While this is a great way to enjoy this dish, the popular and trending method is to make the ever-popular birria taco recipe (also known as quesabirria).
This is done by skimming off some of the beef fat in the consommé, dipping the entire tortilla in the liquid, and then pan fry the taco.
Each taco is stuffed with queso fresco, the shredded beef mixture, and served with extra onions and cilantro.
Do you have a lot of leftover birria? Try making using the meat for burrito bowls, serve with your eggs as a breakfast hash, or as nachos.
Smoked Beef Birria
- 3 lb. Chuck Roast trim and cut into 3-4 inch pieces
- 3 lb. Beef Short Ribs remove fat cap and silver skin
- 2 tbsp. Olive Oil
Beef Birria Dry Rub
- 1 tbsp. Kosher Salt
- 2 tsp. Black Pepper
- 2 tsp. Garlic Powder
- 1 tbsp. Cumin
- 1 tbsp. Mexican Oregano sub with traditional oregano
- 1/2 tsp. Cinnamon
- 1/2 tsp.
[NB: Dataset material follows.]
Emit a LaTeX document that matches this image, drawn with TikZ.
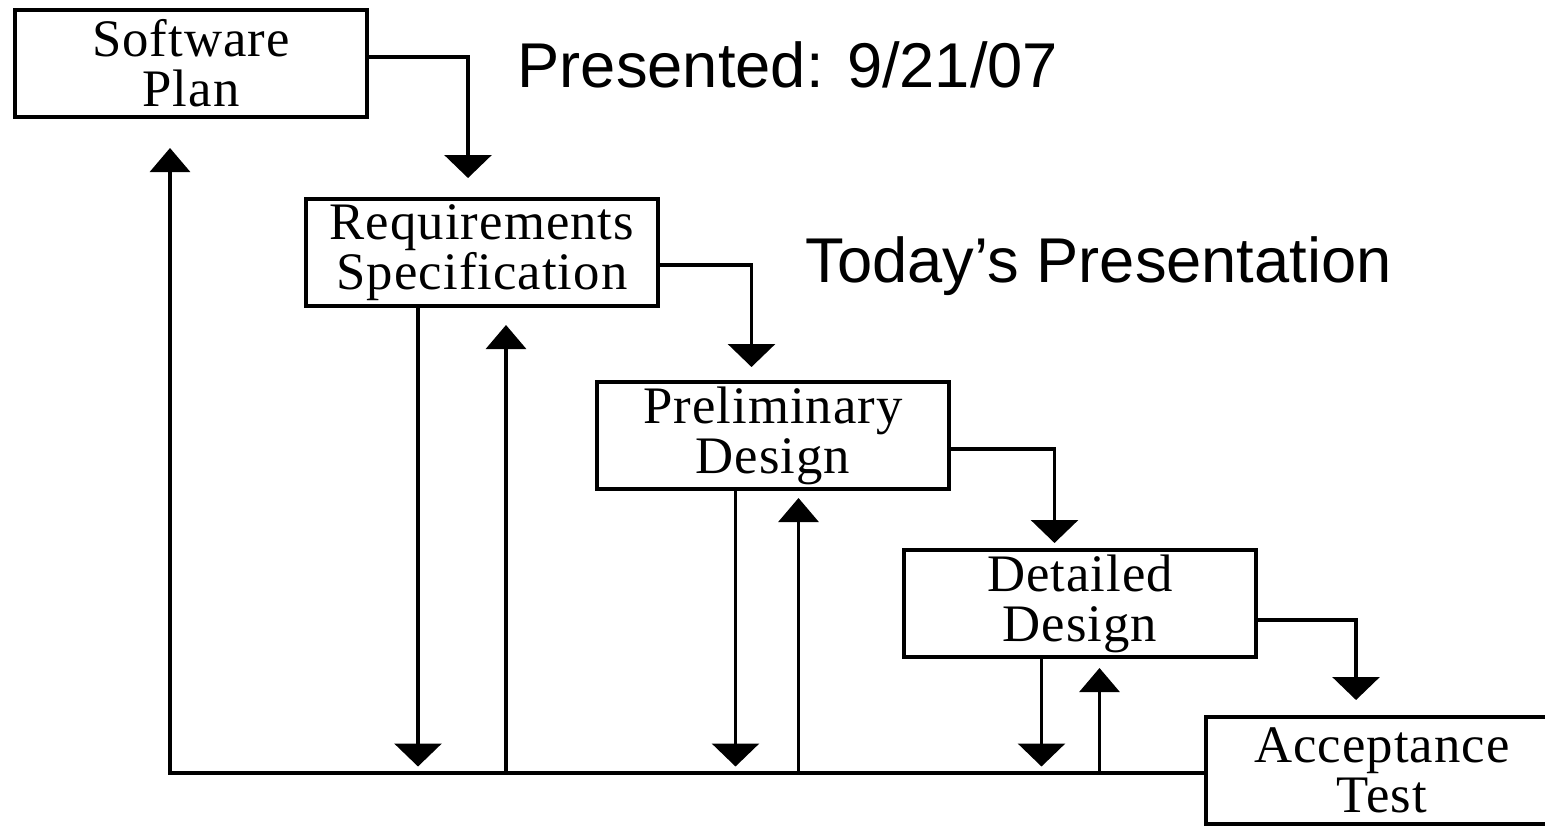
\documentclass[tikz,border=0pt]{standalone}
\usepackage{fontspec}
\setmainfont{Liberation Serif}
\newfontfamily\boxfont[LetterSpace=2]{Liberation Serif}
\newfontfamily\notefont{Liberation Sans}
\usetikzlibrary{positioning, arrows.meta}

\begin{document}
\begin{tikzpicture}[
        stage/.style={draw, line width=0.9pt, minimum width=3.52cm, minimum height=1.07cm,
                      inner sep=0pt, outer sep=0pt, align=center,
                      font=\boxfont\fontsize{15}{14.2}\selectfont},
        note/.style={inner sep=0pt, font=\notefont\fontsize{18}{21}\selectfont},
        drop/.style={-{Triangle[width=0.47cm, length=0.23cm]}, line width=0.9pt},
        rise/.style={-{Triangle[width=0.40cm, length=0.24cm]}, line width=0.9pt}
    ]
    \useasboundingbox (0,0) rectangle (15.45,8.25);

    % Stages ----------------------------------------------
    \node[stage, anchor=north west] (plan) at (0.15,8.15) {Software\\Plan};
    \node[stage, below right=0.82cm and -0.61cm of plan]   (req)    {Requirements\\Specification};
    \node[stage, below right=0.76cm and -0.61cm of req]    (prelim) {Preliminary\\Design};
    \node[stage, below right=0.61cm and -0.45cm of prelim] (detail) {Detailed\\Design};
    \node[stage, below right=0.60cm and -0.50cm of detail] (accept) {Acceptance\\Test};

    % Notes
    \node[note, anchor=base west] (date)  at (5.17,7.37) {Presented: 9/21/07};
    \node[note, anchor=base west] (today) at (8.05,5.43) {Today’s Presentation};

    % waterfall flow
    \draw[drop] ([yshift=.065cm]plan.east)   -| ([xshift=-.14cm, yshift=.21cm]req.north);
    \draw[drop] ([yshift=-.125cm]req.east)   -| ([xshift=-.215cm, yshift=.15cm]prelim.north);
    \draw[drop] ([yshift=-.135cm]prelim.east) -| ([xshift=-.255cm, yshift=.07cm]detail.north);
    \draw[drop] ([yshift=-.165cm]detail.east) -| ([xshift=-.26cm, yshift=.17cm]accept.north);

    % feedback line
    \coordinate[below=0.025cm of accept.west] (base);
    \coordinate[above=0.065cm of base] (foot);
    \draw[rise] (base) -| ([xshift=-.21cm, yshift=-.31cm]plan.south);

    \draw[drop] ([xshift=-.64cm]req.south) -- ([xshift=-.64cm]req.south |- foot);
    \draw[rise] ([xshift=.24cm]req.south |- base) -- ([xshift=.24cm, yshift=-.19cm]req.south);

    \draw[drop] ([xshift=-.375cm]prelim.south) -- ([xshift=-.375cm]prelim.south |- foot);
    \draw[rise] ([xshift=.255cm]prelim.south |- base) -- ([xshift=.255cm, yshift=-.09cm]prelim.south);

    \draw[drop] ([xshift=-.385cm]detail.south) -- ([xshift=-.385cm]detail.south |- foot);
    \draw[rise] ([xshift=.195cm]detail.south |- base) -- ([xshift=.195cm, yshift=-.11cm]detail.south);
\end{tikzpicture}
\end{document}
Ground Ginger
- 3 Ancho Chili Peppers trim the stem and remove the seeds
- 6 Guajillo Chili Peppers trim the stem and remove the seeds
- 4 Arbol Chili Peppers trim the stem and remove the seeds
- 1/4 cup Olive oil
- 4 cups Beef Stock extra for spraying your smoked meat
- 1 small White Onion chopped in large pieces
- 4 cloves Fresh Garlic
- 1 14.5 oz. can Fire Roasted Tomatoes I like the muir glen brand best
- 1 tbsp. Apple Cider Vinegar
- Ideally the meat is most flavorful when prepped a day in advance, at minimum the spices should marinade for at lest 2 hours.
- Start by trimming your chuck roast into 3-4 inch pieces. Trim larger pieces of fat off of the meat and discard.
- Trim the fat cap and silver skin off the top of the short ribs.
- Lightly oil all of your meat so it's completely coated.
- In a bowl, whisk together the dry rub ingredients. Remove 2 tsp and set it aside for the consommé.
- Coat the meat pieces in the rub mixture and place them on a baking sheet and cover lightly and let sit overnight in the fridge.
- Trim the stems off your dried peppers and cut or slice them open to remove the seeds. Set the dried peppers aside.
- In a large shallow pan, combine the 1/4 cup of olive oil and the dried chiles and simmer over medium heat. Stir frequently to move them around the pan to start rehydrating them.
- After 5 minutes, carefully pour the beef stock into the pan (be mindful of the hot oil). Bring the heat to medium-high and let the stock and chiles simmer for another 5 minutes or so. Remove from the heat and let cool briefly.
- While the stock mixture cools slightly. Prep the onions, garlic, remaining dry spices, -roasted tomatoes, and vinegar. You can add directly into your large pan if you want to immersion blender or carefully transfer the prepped ingredients and the hot stock mixture into a large blender. Carefully blend until smooth (please take caution).
- Pour the blended consommé into a fine-mesh strainer over a large bowl. Use a whisk to help move the mixture through to create a light, smooth, and thinner consommé. Discard the remains in the strainer and set the consommé aside to be used as the braising liquid for later.
How To Smoke Birria:
- Preheat your charcoal grill or pellet smoker (or a smoker of choice) to 250 F. and set it for indirect heat. Hickory is a great wood to use for this cook!
- Place all of your large pieces of chuck roast and beef short rib directly onto your grill grates and smoke for 60 minutes.
- After an hour, spray some beef stock over the meat to help the bark form. Spray every 45-60 minutes until the internal temperature of each piece reaches at least 165 F. (approximately 3 hours or so).
- Heat the consommé up in the microwave or on the stove. You want it hot before adding the meat to it.
- Remove the pieces of beef and place them in a large aluminum pan (or a Dutch oven you can use on your smoker). If you used the short ribs, I recommend cutting the meat off the bone for easier shredding later. Pour the reserved consommé over the beef pieces to begin smoking and braising your beef birria.
- Return the pan to the smoker and continue to smoke for another 2-3 hours. You want the meat to be fork tender and it should be easy to shred and pull with forks or by hand. You can also chop it with a knife. I usually check for an internal temperature of 203 F. or higher for tenderness.
- Serve the meat as is like a stew in a bowl. Add lime wedges, cilantro, and diced onions over the top. Additionally, this meat is perfect for making the popular food truck tacos called quesabirria.